In keeping with my Spielberg rewatch (knocked out of strict chronological order thanks to an impromptu E.T. screening in June 2023 and all four Indiana Jones films to prepare for the fifth and final, which Steven did not direct), I watched the original cut for what I believe was my first time. Modern screenings offer the 1997 director’s cut, retaining the best added effects and additional character beats from the 1980 special edition while wisely deleting the final coda where it’s revealed the inside of the mothership looks like a Disney hotel lobby. The Blu-ray offers all three cuts as well as a truly helpful fold-out poster explaining the differences therein. I briefly mourned the exclusion of the discovery of the battleship Cotopaxi (a simple but compelling effects shot that you should look up yourself and marvel at Spielberg’s genius) as well as a painful scene where Roy’s encounter splits the family fissure further (a moment Steven later revealed was lifted from his own reaction to his parents’ divorce—never not crying about that when I see it now). Ultimately, though, it stifles the brilliance of this picture not a whit; I think it’s fair to call this his best of the decade next to...
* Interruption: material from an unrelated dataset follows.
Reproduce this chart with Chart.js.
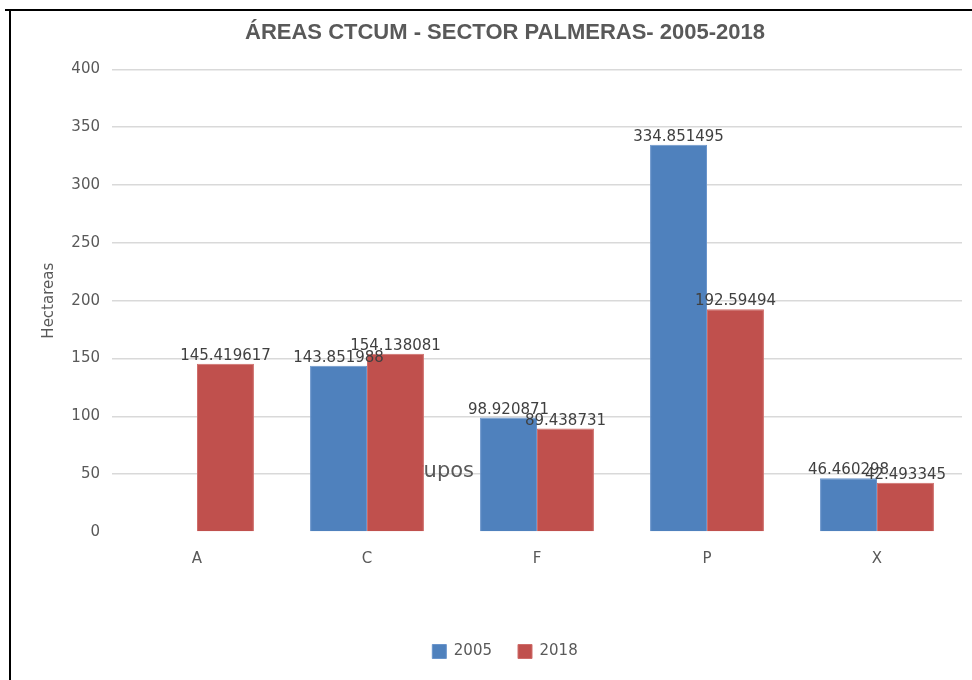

God, even the trailer is great!

  1. JAWS (1975) - ⭐️⭐️⭐️⭐️⭐️

A stunningly fleshed out character drama with a monster movie in the background—and then, a claustrophobic suspense movie that must’ve made Hitchcock wonder about the kid he threw off the set of Torn Curtain. There’s craft in every frame, blood sweat and tears that learning about would only make you appreciate the movie more (get thee to co-writer Carl Gottlieb’s The JAWS Log ASAP). I am indeed smiling, you son of a bitch: two hours of cinematic bliss to ease into this increasingly foolish national Fourth of July holiday, works every time.